Similar to microphones there are options for analog or digital line-in adapters. In both cases you use line-out (AUX) or headphone-out signal of your sound system/TV/Smartphone/etc.
1. Analog line-in option
At least a simple analog circuit as shown below is required to prepare the analog line-out signal and to feed it to the ADC converter of ESP32 microcontroller. In this case, the whole thing works like with an analog microphone. The quality is not the best here either because the ESP32 ADC is not particularly good at converting audio signals and the signal conditioning circuitry is very simple, but not very good. In addition, the sensitivity can be quite poor, so that the whole thing only works at a higher volume of the signal.
In some cases, you can do it without this circuit and connect the GND of the audio source and an audio channel (left or right) directly to ESP32 ADC Pin (GND and analog input, e.g. GPIO36 pin on the ESP32). This solution is rather quite dirty workaround and might work well or not at all.
2. Line-in to I2S adapter
Line-in to I2S adapter converts the analog line-out or headphone signal into a digital I2S signal that can be proceed by ESP32. There are some general or for WLED specially developed analog-to-I2S adapters based on for example CirrusLogic CS5343, TI PCM1808 or es7243 chips on the market. In this case, the whole thing works like with a digital I2S microphone. The only difference to I2S microphone is that you at least need an extra PIN for MCLK (Master Clock) signal, which can only be generated by the ESP32 on GPIOs 0, 1 or 3. The other complication is that MCLK is a high frequency signal and must be wired extremely accurate and have short wires. Some adapter types also require more additional signals. For stability it is better to use ready-to-use controller with special Line-In to I2S adapter or DIY PCB design where you can integrate general analog-to-I2S adapter directly without long wires.
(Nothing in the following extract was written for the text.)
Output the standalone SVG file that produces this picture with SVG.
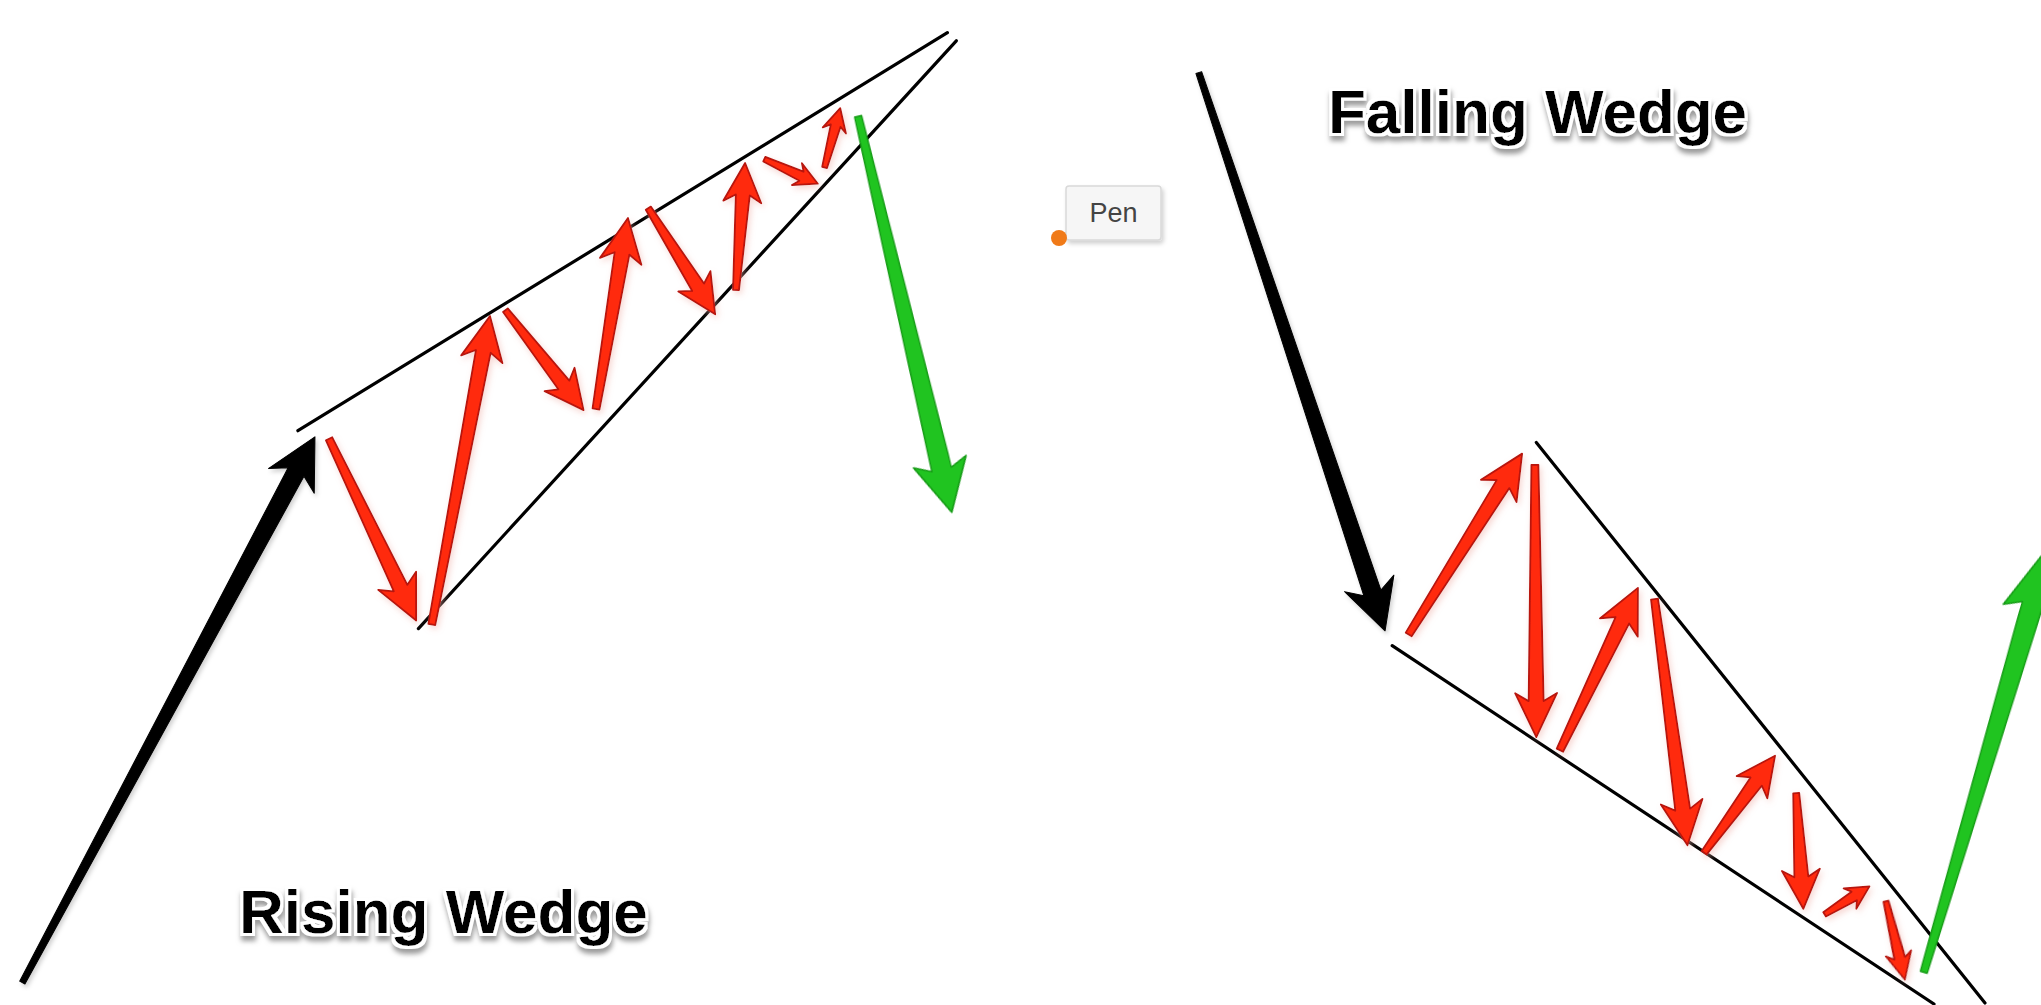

For some more details please refer to Sound Reactive WLED WIKI
Because audio reactive capability is currently implemented as a usermod, you need WLED compiled with this usermod included or use Sound Reactive WLED fork. The official WEB-based WLED installer does not include original WLED with audio reactive usermod, but offers Sound Reactive WLED as an option. The unofficial WEB-based WLED installer offers more options including original WLED with audio reactive usermod.